Contact:  Steve Aaron, SRA Communications, (717) 554-8614,




WASHINGTON, D.C.  (October 11, 2018) – America’s hometown heroes are on the front line when responding to biological incidents. These include health care providers, public health professionals, EMTs, firefighters and police. But a new report from the Blue Ribbon Study Panel on Biodefense says the thousands of first responders at state, local, tribal, and territorial (SLTT) governments that form the backbone of our nation will have to fend for themselves for far too long until federal assets arrive to assist with response. Holding the Line on Biodefense: State, Local, Tribal, and Territorial Reinforcements Needed recommends eight key steps that will increase the capability of the SLTT public and private sectors to share with the federal government the burden of preparing for, responding to, and recovering from large-scale biological events.

“How we respond to biological events – especially those large in scale and impact – is now out of balance with how we prepare,” said former Secretary of Health and Human Services Donna Shalala, Panel Member, who co-chaired the January 2018 meeting in Miami that informed many of the report’s recommendations. “There are a number of steps we can take right now to better position SLTT governments, as well as hospitals, pharmacies, and other private sector organizations to respond immediately and then in tandem with federal support.”

The eight recommendations are:

  • Unify and establish a new National Emergency Medical Services system, including the creation of a National Emergency Medical Services Agency at the Department of Health and Human Services.
  • Improve distribution of the Strategic National Stockpile and other stores of pharmaceuticals, equipment, and essential medical supplies, with enhanced training and assured access to pharmacy readiness data.
  • Layer health care delivery across the nation and plan for when hospitals and other facilities are overwhelmed and overrun.
  • Authorize all laboratory response networks to test for biological agents.
  • Allow federally recognized tribes to enter into their own Public Health Emergency Preparedness cooperative agreements with the Centers for Disease Control and Prevention.
  • Strengthen biosurveillance in, and eliminate burdensome transportation requirements for, the territories.
  • Allocate response funding before biological crises occur with a credible Public Health Emergency Fund and sufficient assistance under the Stafford Act.
  • Address public expectations by making biodefense a priority for all elected leaders throughout the nation.

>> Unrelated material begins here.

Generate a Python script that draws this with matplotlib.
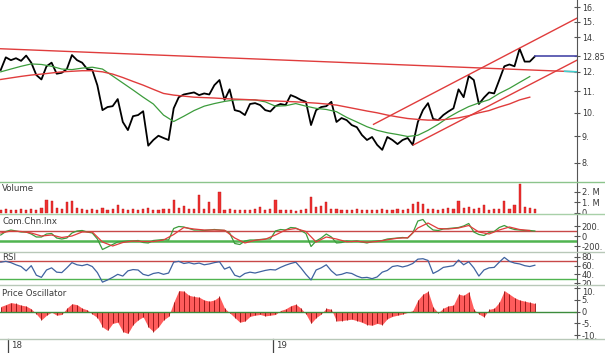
import numpy as np
import pandas as pd
import matplotlib
matplotlib.use('Agg')
import matplotlib.pyplot as plt
from matplotlib.lines import Line2D
from matplotlib.ticker import FixedLocator, NullLocator
from matplotlib.transforms import Bbox, TransformedBbox

# weekly data
dates = pd.date_range('2017-12-22', periods=106, freq='7D')
ma_dates = dates[::2]

close = [12.1, 12.8, 12.64, 12.75, 12.6, 12.9, 12.5, 11.83, 11.6, 12.3,
         12.5, 11.9, 11.95, 12.15, 12.93, 12.64, 12.5, 12.15, 12.1, 11.3,
         10.12, 10.26, 10.3, 10.63, 9.6, 9.26, 9.85, 9.9, 10.07, 8.64,
         8.86, 9.03, 8.94, 8.86, 10.2, 10.72, 10.85, 10.9, 10.95, 10.82,
         10.9, 10.85, 11.31, 11.57, 10.59, 11.1, 10.12, 10.06, 9.9, 10.4,
         10.44, 10.35, 10.12, 10.06, 10.3, 10.4, 10.35, 10.82, 10.72, 10.59,
         10.5, 9.47, 10.12, 10.26, 10.3, 10.5, 9.6, 9.77, 9.68, 9.47,
         9.38, 9.06, 8.86, 8.98, 8.67, 8.48, 8.98, 8.86, 8.7, 8.86,
         8.94, 8.67, 9.6, 10.12, 10.44, 9.73, 9.68, 9.9, 10.06, 10.2,
         11.1, 10.72, 11.78, 11.57, 10.4, 10.7, 10.95, 10.9, 11.57, 12.3,
         12.4, 12.3, 13.3, 12.56, 12.56, 12.85]

volume = [0.3, 0.4, 0.3, 0.25, 0.4, 0.3, 0.35, 0.3, 0.5, 1.2,
          1.1, 0.5, 0.4, 1.0, 1.1, 0.5, 0.35, 0.3, 0.4, 0.3,
          0.45, 0.3, 0.35, 0.8, 0.35, 0.3, 0.4, 0.3, 0.35, 0.45,
          0.3, 0.3, 0.35, 0.4, 1.2, 0.5, 0.7, 0.4, 0.35, 1.7,
          0.4, 1.0, 0.4, 1.95, 0.3, 0.35, 0.3, 0.25, 0.3, 0.3,
          0.35, 0.6, 0.3, 0.35, 1.2, 0.3, 0.25, 0.3, 0.2, 0.3,
          0.35, 1.5, 0.6, 0.7, 1.0, 0.4, 0.35, 0.3, 0.3, 0.25,
          0.35, 0.3, 0.3, 0.25, 0.3, 0.35, 0.3, 0.3, 0.35, 0.3,
          0.4, 0.9, 1.0, 0.9, 0.35, 0.4, 0.3, 0.35, 0.45, 0.4,
          1.1, 0.5, 0.6, 0.4, 0.45, 0.8, 0.3, 0.35, 0.4, 1.1,
          0.4, 0.8, 2.8, 0.6, 0.5, 0.4]  # millions

ma_short = [12.0, 12.15, 12.3, 12.43, 12.4, 12.3, 12.15, 12.12, 12.2, 12.25,
            12.15, 11.78, 11.42, 11.07, 10.72, 10.4, 9.9, 9.62, 9.85, 10.1,
            10.3, 10.42, 10.52, 10.59, 10.6, 10.59, 10.5, 10.3, 10.32, 10.42,
            10.3, 10.2, 10.15, 10.05, 9.8, 9.6, 9.4, 9.25, 9.15, 9.08,
            9.0, 9.05, 9.25, 9.5, 9.8, 10.05, 10.28, 10.45, 10.6, 10.9,
            11.15, 11.45, 11.75]

ma_long = [11.6, 11.68, 11.76, 11.83, 11.88, 11.94, 12.0, 12.03, 12.06, 12.06,
           12.0, 11.88, 11.7, 11.5, 11.31, 11.1, 10.9, 10.82, 10.77, 10.72,
           10.7, 10.68, 10.65, 10.63, 10.61, 10.59, 10.56, 10.54, 10.52, 10.5,
           10.47, 10.44, 10.4, 10.35, 10.26, 10.17, 10.08, 10.0, 9.9, 9.82,
           9.75, 9.71, 9.68, 9.68, 9.72, 9.78, 9.87, 10.0, 10.1, 10.26,
           10.4, 10.59, 10.72]

cci = [20, 90, 120, 100, 80, 80, 40, -20, -20, 40,
       50, -40, -60, -40, 60, 100, 110, 80, 60, -60,
       -270, -220, -170, -120, -110, -100, -100, -90, -130, -140,
       -90, -80, -70, -80, 150, 190, 180, 150, 120, 120,
       110, 120, 130, 120, 110, 60, -150, -170, -100, -80,
       -80, -70, -60, -60, 100, 130, 120, 170, 160, 110,
       50, -210, -100, -40, 40, -20, -140, -130, -100, -110,
       -100, -120, -140, -110, -100, -90, -60, -50, -40, -30,
       -40, 60, 300, 330, 200, 120, 110, 140, 150, 160,
       170, 200, 250, 80, 30, 10, 70, 90, 170, 210,
       160, 130, 120, 110, 110, 100]

cci_signal = [60, 100, 90, 60, 0, 20, -30, 0, 80, 80,
              -120, -200, -130, -100, -110, -110, -80, 30, 170, 140,
              120, 120, 115, -40, -140, -85, -65, 20, 120, 150,
              90, -120, -20, -60, -115, -105, -125, -110, -75, -45,
              -35, 160, 260, 150, 140, 160, 210, 80, 40, 120,
              180, 130, 110]

rsi = [68, 70, 67, 62, 58, 48, 60, 38, 33, 50,
       55, 45, 44, 55, 67, 62, 60, 63, 58, 44,
       22, 27, 33, 40, 36, 48, 51, 50, 40, 37,
       42, 44, 40, 43, 68, 70, 65, 67, 64, 66,
       62, 64, 67, 69, 52, 57, 38, 34, 42, 45,
       43, 46, 49, 51, 50, 56, 61, 65, 68, 55,
       40, 27, 50, 55, 62, 48, 38, 40, 44, 42,
       36, 32, 33, 30, 34, 45, 49, 58, 60, 57,
       60, 65, 75, 76, 72, 42, 48, 56, 58, 60,
       73, 62, 69, 55, 36, 50, 55, 56, 68, 79,
       70, 66, 64, 60, 58, 61]

price_osc = [2.2, 3.0, 3.9, 3.5, 2.8, 2.4, 1.2, -1.0, -3.5, -1.5,
             -0.2, -1.5, -1.2, 1.5, 3.4, 3.0, 1.5, 0.8, -1.0, -2.5,
             -6.5, -8.0, -5.0, -4.5, -8.5, -9.3, -5.5, -3.5, -2.2, -6.5,
             -8.5, -6.5, -3.5, -2.0, 4.0, 9.0, 8.8, 7.0, 6.5, 6.2,
             5.0, 4.5, 5.0, 6.5, 1.5, -0.5, -2.5, -4.5, -4.0, -2.0,
             -1.5, -1.2, -1.8, -1.5, -1.2, 0.5, 1.2, 2.5, 3.2, 1.5,
             -1.0, -5.0, -2.5, -1.0, 1.5, 1.0, -4.0, -3.8, -3.5, -3.2,
             -3.8, -4.5, -5.5, -5.8, -5.0, -5.5, -3.0, -2.0, -1.5, -1.0,
             -0.3, 0.5, 5.0, 7.5, 8.7, 2.0, -0.5, 1.5, 2.5, 2.8,
             7.5, 7.0, 8.5, 1.0, -1.0, -2.2, 1.0, 1.5, 4.0, 9.0,
             7.5, 6.0, 5.0, 4.5, 4.0, 3.5]

# trend lines (start/end date, price)
resist_dates = pd.to_datetime(['2017-12-21', '2020-02-23'])
resist_vals = [13.3, 12.0]
upper_dates = pd.to_datetime(['2019-05-19', '2020-02-23'])
upper_vals = [9.5, 15.24]
lower_dates = pd.to_datetime(['2019-07-13', '2020-02-23'])
lower_vals = [8.67, 12.64]

x_start = pd.Timestamp('2017-12-21')
x_end = pd.Timestamp('2020-02-23')

W, H = 605, 353
fig = plt.figure(figsize=(W / 100, H / 100), dpi=100)
fig.patch.set_facecolor('white')

panels = []
def panel(top, bottom):
    a = fig.add_axes([0, 1 - bottom / H, 577 / W, (bottom - top) / H])
    panels.append((a, top, bottom))
    return a

ax = panel(0, 182)
axv = panel(182, 214)
axc = panel(214, 252)
axr = panel(252, 285)
axo = panel(285, 339)

red = '#e03c3c'
green = '#3c9c3c'
txt = '#3a3a3a'

for a, _, _ in panels:
    a.set_xlim(x_start, x_end)
    for s in ['top', 'left', 'bottom']:
        a.spines[s].set_visible(False)
    a.spines['right'].set_color('#555555')
    a.spines['right'].set_linewidth(0.8)
    a.yaxis.tick_right()
    a.tick_params(axis='y', direction='inout', length=5, width=0.8, colors='#555555',
                  labelsize=6, labelcolor=txt, pad=1)
    a.set_xticks([])
    a.set_facecolor('none')

# price panel
ax.plot(dates, close, color='black', lw=1.3)
ax.plot(ma_dates, ma_short, color=green, lw=0.9)
ax.plot(ma_dates, ma_long, color=red, lw=1.0)
ax.plot(resist_dates, resist_vals, color=red, lw=1.0)
ax.plot(pd.to_datetime(['2020-02-06', '2020-02-23']), [12.03, 12.0], color='#40d0d0', lw=1.2)
ax.plot(upper_dates, upper_vals, color=red, lw=1.0)
ax.plot(lower_dates, lower_vals, color=red, lw=1.0)
ax.plot([dates[-1], x_end], [close[-1], close[-1]], color='#4848a8', lw=1.2)
ax.set_yscale('log')
ax.set_ylim(7.35, 16.52)
ax.yaxis.set_major_locator(FixedLocator([8, 9, 10, 11, 12, 12.85, 14, 15, 16]))
ax.yaxis.set_minor_locator(NullLocator())
ax.set_yticklabels(['8.', '9.', '10.', '11.', '12.', '12.85', '14.', '15.', '16.'])
ax.tick_params(axis='y', labelsize=5.8)

# volume
axv.bar(dates, np.array(volume) * 1e6, width=3, color='#ee3030', edgecolor='#c01818', lw=0.3)
axv.set_ylim(-0.1e6, 2.95e6)
axv.set_yticks([0, 1e6, 2e6])
axv.set_yticklabels(['0', '1. M', '2. M'])
axv.text(0.004, 1 - 6 / 32, 'Volume', transform=axv.transAxes, fontsize=6.2, color=txt, va='center')

# Chaikin / CCI
axc.axhline(100, color='#c84848', lw=1.0)
axc.axhline(-100, color='#50b450', lw=1.8)
axc.plot(dates, cci, color=green, lw=0.9)
axc.plot(ma_dates, cci_signal, color=red, lw=0.9)
axc.set_ylim(-320, 440)
axc.set_yticks([-200, 0, 200])
axc.set_yticklabels(['-200.', '0', '200.'])
axc.text(0.004, 1 - 8 / 38, 'Com.Chn.Inx', transform=axc.transAxes, fontsize=6.2, color=txt, va='center')

# RSI
axr.axhline(70, color='#c84848', lw=1.0)
axr.axhline(30, color='#50b450', lw=1.0)
axr.plot(dates, rsi, color='#3f62a0', lw=0.9)
axr.set_ylim(15.4, 91.5)
axr.set_yticks([20, 40, 60, 80])
axr.set_yticklabels(['20.', '40.', '60.', '80.'])
axr.text(0.004, 1 - 6 / 33, 'RSI', transform=axr.transAxes, fontsize=6.2, color=txt, va='center')

# price oscillator
axo.fill_between(dates, price_osc, 0, color='#ff5c5c', lw=0)
axo.vlines(dates, 0, price_osc, color='#8a1010', lw=0.6)
axo.axhline(0, color='#3c8c3c', lw=1.0)
axo.set_ylim(-11.67, 11.4)
axo.set_yticks([-10, -5, 0, 5, 10])
axo.set_yticklabels(['-10.', '-5.', '0', '5.', '10.'])
axo.get_yticklabels()[-1].set_verticalalignment('top')
axo.text(0.004, 1 - 8 / 54, 'Price Oscillator', transform=axo.transAxes, fontsize=6.2, color=txt, va='center')

# tick labels at panel edges are cut by the panel borders, as in the original
for a, top, bottom in panels:
    clip = TransformedBbox(Bbox([[0, 1 - bottom / H], [1, 1 - top / H]]), fig.transFigure)
    for lab in a.get_yticklabels():
        lab.set_clip_on(True)
        lab.set_clip_box(clip)

# year ticks below
for d, lab in [('2018-01-01', '18'), ('2019-01-01', '19')]:
    t = pd.Timestamp(d)
    axo.plot([t, t], [0, -13 / 54], transform=axo.get_xaxis_transform(), color='#444444',
             lw=0.9, clip_on=False)
    axo.annotate(lab, xy=(t, -7 / 54), xycoords=('data', 'axes fraction'), xytext=(2, 0),
                 textcoords='offset points', fontsize=6.2, color=txt, va='center')

# panel separators spanning the full width
for yy, col in [(182, '#8cc48c'), (214, '#a8d0a8'), (252, '#b8c8b8'), (285, '#b8c8b8'), (339, '#b8c8b8')]:
    fig.add_artist(Line2D([0, 1], [1 - yy / H, 1 - yy / H], color=col, lw=1.0))

fig.savefig('out.png', dpi=100)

The report features a hypothetical scenario for multiple initially unexplained, probably terrorist, outbreaks of plague occurring in the United States. Former Congressman Jim Greenwood, Panel Member, who co-chaired the Miami meeting, said the recommendations in the report can help to reduce the impact of large-scale biological events on our states, localities, tribes and territories. “Biological threats are real and must be aggressively addressed,” said Greenwood. “Elected leaders – including our governors and mayors – need to make this a priority. Rectifying shortfalls in EMS, increasing hospital surge capacity, augmenting laboratory response, and making improvements in other key areas, will enable all levels of government and the private sector to better defend the nation against biological threats and their potentially large-scale consequences.”

The full report can be accessed here

About the Blue Ribbon Study Panel on Biodefense 

The Blue Ribbon Study Panel on Biodefense was established in 2014 to conduct a comprehensive assessment of the state of U.S. biodefense efforts, and to issue recommendations to foster change. The Panel’s 2015 report, A National Blueprint for Biodefense: Leadership and Major Reform Needed to Optimize Efforts, identified capability gaps and recommended changes to U.S. policy and law to strengthen national biodefense while optimizing resource investments. In September 2018, the White House released a National Biodefense Strategy, a top recommendation from the Blueprint. The Panel continues to assess biodefense challenges and to urge reform. Former Senator Joe Lieberman and former Governor Tom Ridge co-chair the Panel, and are joined by former Secretary of Health and Human Services Donna Shalala, former Senate Majority Leader Tom Daschle, former Representative Jim Greenwood, and former Homeland Security Advisor Ken Wainstein. Hudson Institute is the Panel’s fiscal sponsor.